For most of history, there were enormous external barriers to a person’s ability to do what they were most passionate about, and to follow where their heart and dreams would take them.
In the old days if you wanted to publish your thoughts and ideas, you needed a publisher who would hire you and help you with access to an audience. Now you can write and distribute without a book publisher, or without a job writing for a newspaper, magazine, or journal.
There are no more external barriers for writers when it comes to publishing.
If you wanted to make music, you used to need a record company to pay for your recording and to distribute your work.
Barriers? Gone.
If you wanted to make a television show, to comment on the day’s events on video, or to entertain others, you needed all sorts of things, like agents, casting people, producers, directors, writers. Television and movies were a real insider’s game. There used to be enormous barriers to entry.
Now? Very little. Talent is worth more than cameras.
Regardless of what kind of endeavor you want to pursue, including starting a business, at no time in history has it ever been easier to chase your dream. The external barriers are all gone.
But there are still a few remaining barriers left to conquer.
The Inner Critic That Is Fear and Doubt
Inside each of us lives an inner critic. This little voice that only you can hear is often a holy terror. It stirs up fear and doubt, creating the internal barriers that are the only real obstacles to you pursuing your dream.

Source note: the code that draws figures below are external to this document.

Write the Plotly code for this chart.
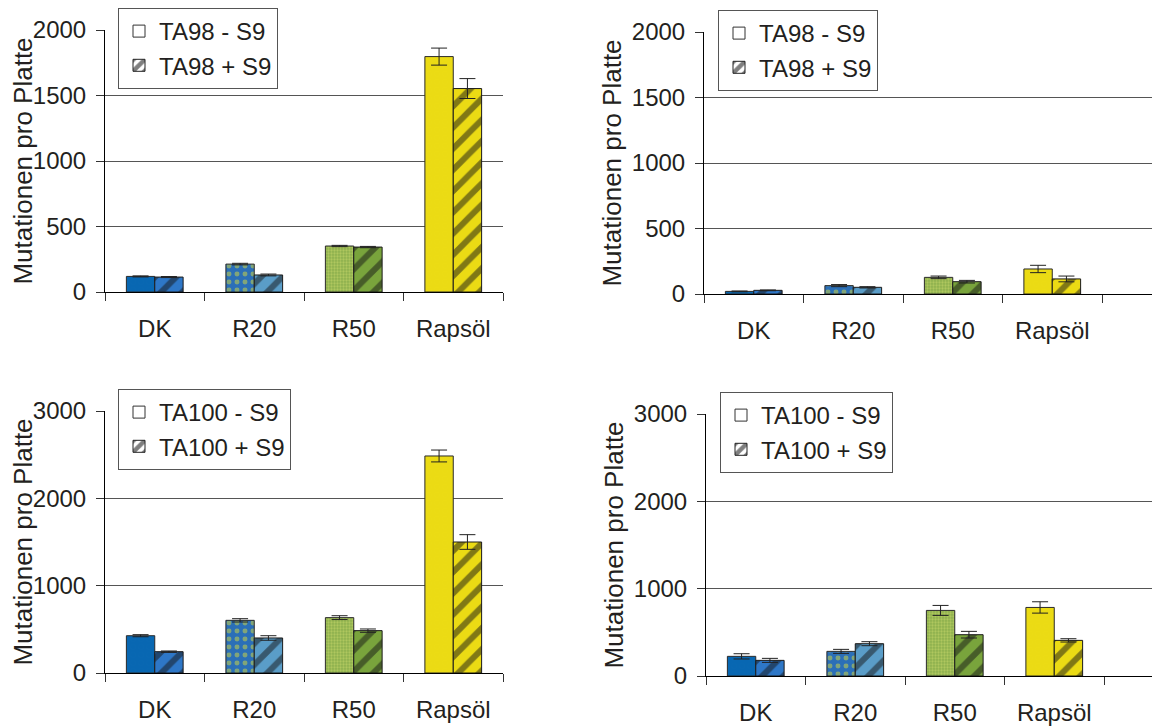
import plotly.graph_objects as go

categories = ["DK", "R20", "R50", "Rapsöl"]

# Panel 1: TA98 (left)
p1_minus = [119, 213, 351, 1797]
p1_minus_err = [4, 6, 5, 65]
p1_plus = [114, 130, 343, 1553]
p1_plus_err = [4, 7, 5, 76]

# Panel 2: TA98 (right)
p2_minus = [20, 64, 127, 191]
p2_minus_err = [3, 8, 10, 28]
p2_plus = [28, 51, 94, 115]
p2_plus_err = [3, 5, 10, 22]

# Panel 3: TA100 (left)
p3_minus = [427, 603, 634, 2485]
p3_minus_err = [12, 19, 22, 68]
p3_plus = [244, 401, 485, 1500]
p3_plus_err = [8, 26, 19, 84]

# Panel 4: TA100 (right)
p4_minus = [225, 282, 751, 785]
p4_minus_err = [30, 23, 57, 65]
p4_plus = [179, 370, 473, 408]
p4_plus_err = [23, 23, 38, 19]

legend_names = [
    ("TA98 - S9", "TA98 + S9"),
    ("TA98 - S9", "TA98 + S9"),
    ("TA100 - S9", "TA100 + S9"),
    ("TA100 - S9", "TA100 + S9"),
]

FONT = "Liberation Sans, Arial, sans-serif"
TXT = "#231F20"

minus_bg = ["#0867B2", "#2B6FB7", "#8DB04D", "#EBDB14"]
minus_shape = [".", ".", ".", "."]
minus_fg = ["#0867B2", "#D8DC3C", "#D2DE70", "#EBDB14"]
minus_size = [8, 8, 3, 8]
minus_sol = [0.3, 0.3, 0.45, 0.3]

plus_bg = ["#2E77C7", "#5A9DC8", "#79A43C", "#EBDB14"]
plus_fg = ["#151515", "#151515", "#151515", "#151515"]

panels = [
    (p1_minus, p1_minus_err, p1_plus, p1_plus_err),
    (p2_minus, p2_minus_err, p2_plus, p2_plus_err),
    (p3_minus, p3_minus_err, p3_plus, p3_plus_err),
    (p4_minus, p4_minus_err, p4_plus, p4_plus_err),
]

fig = go.Figure()

for i, (ym, em, yp, ep) in enumerate(panels):
    ax = "" if i == 0 else str(i + 1)
    fig.add_trace(go.Bar(
        x=categories, y=ym, xaxis="x" + ax, yaxis="y" + ax, showlegend=False,
        marker=dict(color="#888888", line=dict(color="#2a2a2a", width=1),
                    pattern=dict(shape=minus_shape, fgcolor=minus_fg, bgcolor=minus_bg,
                                 size=minus_size, solidity=minus_sol)),
        error_y=dict(type="data", array=em, color="#222", thickness=1, width=8),
    ))
    fig.add_trace(go.Bar(
        x=categories, y=yp, xaxis="x" + ax, yaxis="y" + ax, showlegend=False,
        marker=dict(color="#888888", line=dict(color="#1a1a1a", width=1),
                    pattern=dict(shape=["/"] * 4, fgcolor=plus_fg, bgcolor=plus_bg,
                                 size=15, solidity=0.4)),
        error_y=dict(type="data", array=ep, color="#222", thickness=1, width=8),
    ))

# legend-only entries on a hidden axis
for i, (n1, n2) in enumerate(legend_names):
    lg = "legend" if i == 0 else "legend" + str(i + 1)
    fig.add_trace(go.Bar(x=[None], y=[None], name=n1, legend=lg, xaxis="x5", yaxis="y5",
                         marker=dict(color="white", line=dict(color="#333", width=1))))
    fig.add_trace(go.Bar(x=[None], y=[None], name=n2, legend=lg, xaxis="x5", yaxis="y5",
                         marker=dict(color="white", line=dict(color="#222", width=1),
                                     pattern=dict(shape="/", fgcolor="black", bgcolor="white",
                                                  size=12, solidity=0.55))))

# the page body has an 8px margin: figure is drawn at (8, 8) in the page
OFF = 8
W, H = 1160 - OFF, 726 - OFF
# pixel layout of each plot area in page pixels: (left, right, top, bottom)
areas = [(105, 503, 30, 292), (704, 1160, 32, 294), (105, 503, 411, 673), (706, 1160, 414, 676)]
yranges = [2000, 2000, 3000, 3000]
ydticks = [500, 500, 1000, 1000]
cat_px = 99.5
legend_pos = [(118, 8), (718, 10), (118, 389), (720, 392)]

layout = dict(
    width=W, height=H, margin=dict(l=0, r=0, t=0, b=0),
    paper_bgcolor="white", plot_bgcolor="white",
    barmode="group", bargap=0.43, bargroupgap=0,
    font=dict(family=FONT, size=24, color=TXT),
    xaxis5=dict(domain=[0, 0.001], visible=False),
    yaxis5=dict(domain=[0, 0.001], visible=False),
)

for i, (l, r, t, b) in enumerate(areas):
    ax = "" if i == 0 else str(i + 1)
    l, r, t, b = l - OFF, min(r - OFF, W), t - OFF, b - OFF
    xr = [-0.5, -0.5 + (r - l) / cat_px]
    layout["xaxis" + ax] = dict(
        domain=[l / W, r / W], anchor="y" + ax, type="category", range=xr,
        showline=True, linecolor="black", linewidth=1, automargin=False,
        ticks="outside", tickson="boundaries", ticklen=8, tickcolor="#333",
        showgrid=False, ticklabelstandoff=15,
        tickfont=dict(family=FONT, size=24, color=TXT),
    )
    layout["yaxis" + ax] = dict(
        domain=[1 - b / H, 1 - t / H], anchor="x" + ax, range=[0, yranges[i]],
        dtick=ydticks[i], showline=True, linecolor="black", linewidth=1, automargin=False,
        ticks="outside", ticklen=8, tickcolor="#333", ticklabelstandoff=5,
        showgrid=True, gridcolor="#555", gridwidth=1, zeroline=False,
        tickfont=dict(family=FONT, size=24, color=TXT),
        title=dict(text="Mutationen pro Platte", standoff=2,
                   font=dict(family=FONT, size=26, color=TXT)),
    )
    lx, ly = legend_pos[i]
    lg = "legend" if i == 0 else "legend" + str(i + 1)
    layout[lg] = dict(
        x=(lx - OFF) / W, y=1 - (ly - OFF) / H, xanchor="left", yanchor="top",
        bgcolor="white", bordercolor="#555", borderwidth=1,
        font=dict(family=FONT, size=24, color=TXT), traceorder="normal",
    )

fig.update_layout(**layout)
fig.write_html("out.html")
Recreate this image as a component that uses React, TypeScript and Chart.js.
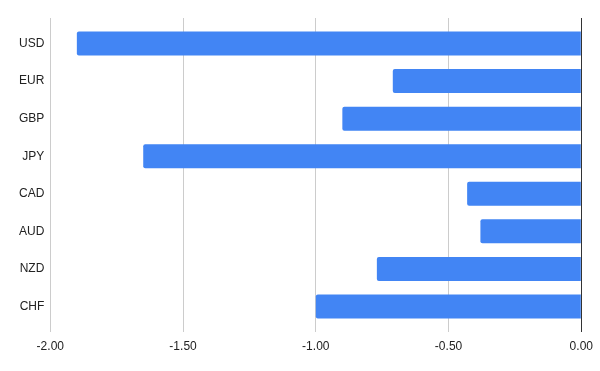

The little voice drives your fears with an unrelenting barrage of negativity: “You will suffer an embarrassing failure,” and “You’re not good enough,” or “People will think this is a joke!” It causes you to doubt yourself.
You have to shut down your inner critic by taking action in spite of your fear. Taking action builds momentum and builds the small victories and the progress that eventually silences the inner critic.
Taking massive action is like kryptonite to your inner critic; it’ll put him down for the count. But then there is this . . .
Apathy: Hitting the Snooze Button on Your Life
There is always tomorrow. Until one day, there isn’t.
Your apathy—and its progeny, procrastination—are internal barriers that do even more to prevent your success than any of the external barriers of days gone by.
You were going to write today, but you had writer’s block. You were going to record today, but you decided to watch some television instead. You have this great business idea, and as soon as you find time you are going to change the world.
This is hitting the snooze button on your life.
The same as with your fears and doubts, you have to overcome the internal barrier that is your apathy by relentlessly taking action. Your dreams and your vision are too important to wait, and the clock relentlessly ticks away, sparing nothing and no one (not even the best of ideas or the best of intentions).
Stop hitting the snooze button. You don’t want to sleep through this. Wake up early, stay up late, and make it count.
There has never been an easier time with fewer external obstacles to your dream. What are you doing to overcome the internal barriers?